FIGURE 1 Select CT angiographic images of the patient are shown in (A and B). The proximal celiac artery was normal size, but the distal trunk was aneurysmal (23 mm). The common hepatic (CHA) and proper hepatic arteries had become aneurysmal in the past year (17 to 23 mm). The gastroduodenal (GDA) artery is patent, and the superior mesenteric artery (SMA) also is widely patent.
Rupture risk of HAA is poorly defined but seems to correlate with size and etiology. Although HAA is rare, and it is difficult to establish a relationship between rupture risk and size, most studies implicate a size greater than 20 mm in diameter as a predictor of rupture. In a large series from Mayo Clinic, the overall incidence of rupture was 14%, lower than other reports. However, of the nine patients who presented with rupture or symptomatic aneurysms, five had a nonatherosclerotic etiology, including fibromuscular dysplasia, polyarteritis nodosa, and infection. All five of these patients had aneurysm rupture, and some of the aneurysms were smaller than 2 cm. Importantly, mortality approaches 40% in patients with rupture. For these reasons, treatment is indicated for nonatherosclerotic or multiple HAA in most circumstances, regardless of size. Atherosclerotic HAA over 2 cm in diameter in good risk patients should be treated. For older asymptomatic patients in marginal health, with atherosclerotic aneurysms between 2 and 5 cm, treatment remains controversial.
The patient is found to be good risk, with normal cardiac, pulmonary, and renal function. The remote history of TIA may not seem important now, but patients with FMD or SAM can have either intracerebral aneurysms or carotid dissection. An MRI/MRA of the head and neck is unremarkable. Medical genetics evaluation is completed and testing shows no specific connective tissue disorder.
Treatment
Since the etiology of the aneurysms is nonatherosclerotic, there has been new aneurysmal degeneration of the common and proper hepatic arteries since the previous CT, and the celiac and proximal hepatic artery aneurysm exceeds 20 mm, this patient requires treatment. Options for treatment are either open repair or endovascular therapy. Treatment by open repair in a good-risk patient can be done by ligation, resection, endoaneurysmorrhaphy, or reconstruction with a prosthetic or autogenous bypass or interposition graft. Arterial reconstruction with a graft requires an accessible and adequate-sized distal target artery, and a source of inflow. Figure 2 shows an example of such a reconstruction. Endovascular treatment can be done by coil occlusion, or placement of covered stents to exclude the aneurysm, provided the anatomy is appropriate. Durability of covered stents remains to be defined.

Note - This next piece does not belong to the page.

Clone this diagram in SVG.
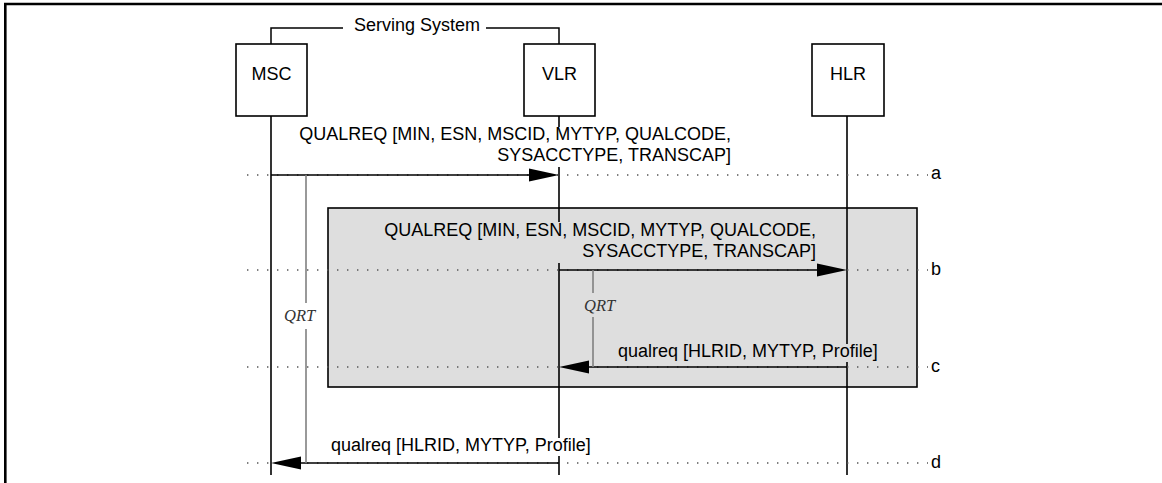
<svg xmlns="http://www.w3.org/2000/svg" width="1162" height="483" viewBox="0 0 1162 483">
<defs>
<style>
.t{font-family:"Liberation Sans",Arial,sans-serif;font-size:18px;fill:#000}
.q{font-family:"Liberation Serif","Times New Roman",serif;font-size:16.5px;font-style:italic;fill:#333}
.box{fill:#fff;stroke:#000;stroke-width:1.6}
.life{stroke:#000;stroke-width:1.6;fill:none}
.msg{stroke:#000;stroke-width:1.5;fill:none}
.dot{stroke:#555;stroke-width:1.4;stroke-dasharray:1.4 8.6;fill:none}
.qrt{stroke:#808080;stroke-width:1.6;fill:none}
.head{fill:#000}
</style>
</defs>
<rect width="1162" height="483" fill="#fff"/>
<!-- frame -->
<path d="M5.3,483 V4 H1162" fill="none" stroke="#000" stroke-width="2.6"/>
<!-- serving system bracket -->
<g id="serving-system">
<path d="M271,44 V28 H343 M486,28 H559 V44" fill="none" stroke="#000" stroke-width="1.5"/>
<text class="t" x="354" y="31">Serving System</text>
</g>
<!-- procedure box -->
<rect id="procedure" x="328" y="208" width="589" height="179" fill="#dedede" stroke="#000" stroke-width="1.6"/>
<!-- nodes -->
<g id="MSC">
<line class="life" x1="271" y1="116" x2="271" y2="475"/>
<rect class="box" x="236" y="44" width="71" height="72"/>
<text class="t" x="271.5" y="79.5" text-anchor="middle">MSC</text>
</g>
<g id="VLR">
<line class="life" x1="559" y1="116" x2="559" y2="475"/>
<rect class="box" x="524" y="44" width="71" height="72"/>
<text class="t" x="559.5" y="79.5" text-anchor="middle">VLR</text>
</g>
<g id="HLR">
<line class="life" x1="847" y1="116" x2="847" y2="475"/>
<rect class="box" x="812" y="44" width="72" height="72"/>
<text class="t" x="848" y="79.5" text-anchor="middle">HLR</text>
</g>
<!-- dotted time lines -->
<g id="timelines">
<line class="dot" x1="247" y1="175" x2="928" y2="175"/>
<line class="dot" x1="247" y1="270" x2="928" y2="270"/>
<line class="dot" x1="247" y1="367" x2="928" y2="367"/>
<line class="dot" x1="247" y1="463" x2="928" y2="463"/>
<text class="t" x="931" y="179">a</text>
<text class="t" x="931" y="275">b</text>
<text class="t" x="931" y="372">c</text>
<text class="t" x="931" y="468">d</text>
</g>
<!-- connectors -->
<g id="connectors">
<g id="msg-a">
<rect x="294" y="127" width="440" height="40" fill="#fff"/>
<text class="t" x="731" y="140" text-anchor="end">QUALREQ [MIN, ESN, MSCID, MYTYP, QUALCODE,</text>
<text class="t" x="731" y="161" text-anchor="end">SYSACCTYPE, TRANSCAP]</text>
<line class="msg" x1="271" y1="175" x2="532" y2="175"/>
<polygon class="head" points="559,175 529,168.5 529,181.5"/>
</g>
<g id="msg-b">
<rect x="379" y="222" width="440" height="41" fill="#dedede"/>
<text class="t" x="816" y="236" text-anchor="end">QUALREQ [MIN, ESN, MSCID, MYTYP, QUALCODE,</text>
<text class="t" x="816" y="257" text-anchor="end">SYSACCTYPE, TRANSCAP]</text>
<line class="msg" x1="559" y1="270" x2="820" y2="270"/>
<polygon class="head" points="847,270 817,263.5 817,276.5"/>
</g>
<g id="msg-c">
<rect x="615" y="344" width="267" height="18" fill="#dedede"/>
<text class="t" x="618" y="356.5">qualreq [HLRID, MYTYP, Profile]</text>
<line class="msg" x1="847" y1="367" x2="586" y2="367"/>
<polygon class="head" points="559,367 589,360.5 589,373.5"/>
</g>
<g id="msg-d">
<rect x="328" y="438" width="264" height="18" fill="#fff"/>
<text class="t" x="331" y="451">qualreq [HLRID, MYTYP, Profile]</text>
<line class="msg" x1="559" y1="463" x2="298" y2="463"/>
<polygon class="head" points="271,463 301,456.5 301,469.5"/>
</g>
<g id="qrt-outer">
<path class="qrt" d="M306,175 V303 M306,329 V463"/>
<text class="q" x="284" y="320.5">QRT</text>
</g>
<g id="qrt-inner">
<path class="qrt" d="M593,270 V293 M593,317 V367"/>
<text class="q" x="584" y="310.5">QRT</text>
</g>
</g>
</svg>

FIGURE 2 A patient with a huge common hepatic artery aneurysm (9 cm) as shown in the CT images (A,B). The proximal celiac artery is aneurysmal as shown by the arrow in (A). The arrow head shows the caudal extent of the aneurysm, compressing the portal vein. In (B), the splenic artery is normal sized (arrowhead ), and the superior mesenteric artery is widely patent (arrow). The patient was reconstructed with a prosthetic graft from the supraceliac aorta to the splenic artery. A reverse vein graft was placed to the proper hepatic artery, with a distal anastomosis of that graft done with interrupted suture (C). Postoperative CTA (D) shows a widely patent prosthetic graft to the splenic artery (black arrow ) and vein graft to the proper hepatic artery (white arrow). The right and left hepatic arteries are seen.